Ophélie et son mari se demandent jusqu'à quand ils pourront encore tenir psychologiquement et financièrement. Leur budget pour le mois d'avril est déjà en partie entamé.
Des centres de distributions de denrées alimentaires fermés
A la Croix-Rouge, les dons sont suspendus jusqu'au 17 avrilÀ Amiens, le centre de distribution de la Croix-Rouge, rue Blériot, au nord d'Amiens a dû fermer ses portes vendredi 27 mars, faute d'approvisionnement de la Banque alimentaire. La distribution des colis devrait reprendre les 17 et 24 avril prochain.
Il reste le centre de distribution alimentaire de la Croix-Rouge au square Friand, ouvert le matin, sans inscription, du lundi au jeudi. "Les denrées que nous proposons aux personnes dans le besoin sont variées : des produits frais, des viennoiseries, du pain... ils viennent des dons des supermarchés. Ceux que l'on a pu récupérer la veille, nous le redistribuons le lendemain", explique Paul Garbe, responsable de la Croix-Rouge à l'unité locale d'Amiens.

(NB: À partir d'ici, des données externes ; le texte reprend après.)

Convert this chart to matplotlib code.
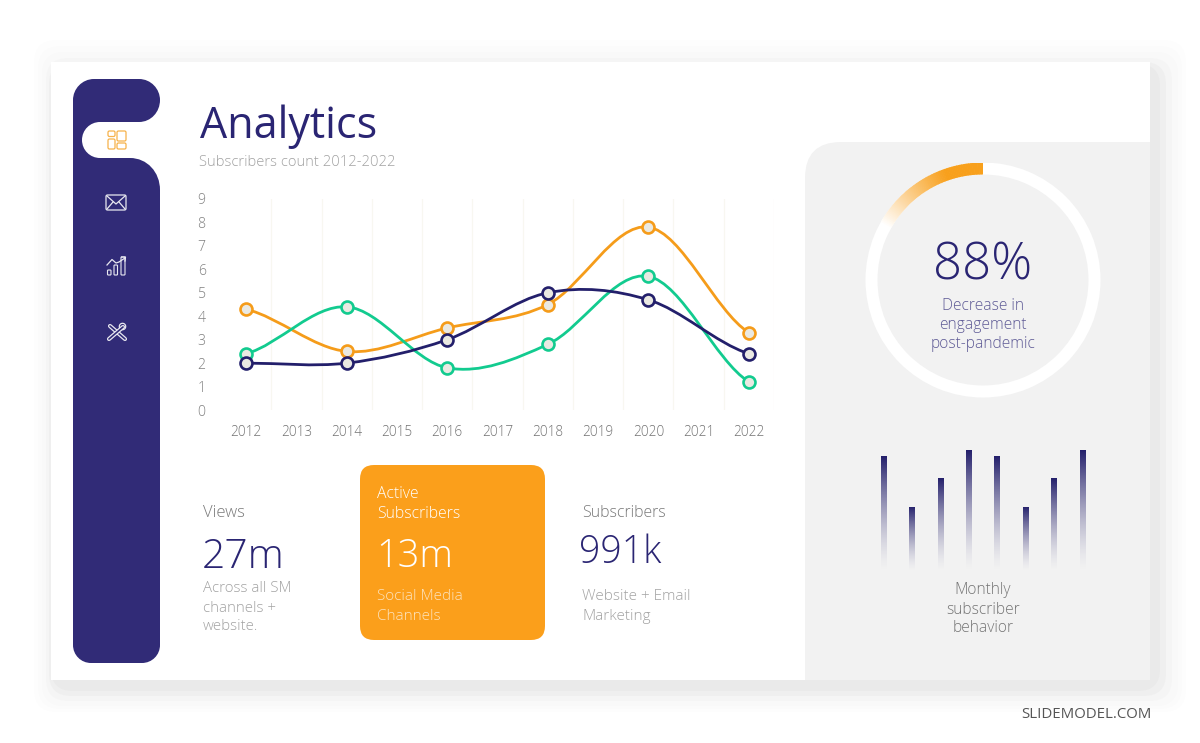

Un service de distribution spécial a également été mis en place, au niveau national. Des bénévoles de la Croix-rouge livrent des colis à domicile aux personnes les plus précaires qui ne peuvent pas se déplacer. (Numéro vert le 09 70 28 30 00, 7 jours sur 7, de 8 à 20 heures.)
Les Restos du cœur font leur pause annuelle
De leur côté, les Restos du Cœur ont fermé leurs centres de distribution dans la Somme. Une fermeture annuelle structurelle pour clore la campagne d'hiver et permettre aux bénévoles d'organiser les stocks et la distribution estivale, qui doit débuter la semaine du 6 avril.
Toutes les inscriptions d'été n'ont pas pu être effectuées mais Marie Nouali, présidente des Restos du cœur de la Somme, l'assure : tout le monde sera servi. "Ceux qui étaient inscrits cet hiver et qui rentrent dans le barème d'été, c'est à dire, 70% de nos adhérents, les plus précaires, seront réinscrits d'office. Nous ne pouvons plus rencontrer les familles pour analyser leur situation et voir si elle a évolué donc ce n'est pas le moment de faire la fine bouche, ni d'être suspicieux. On est en crise humanitaire".
Pour les personnes en grande précarité, l'accueil de jour, situé boulevard du Port d'Aval, distribue des sandwichs tous les jours à 17h.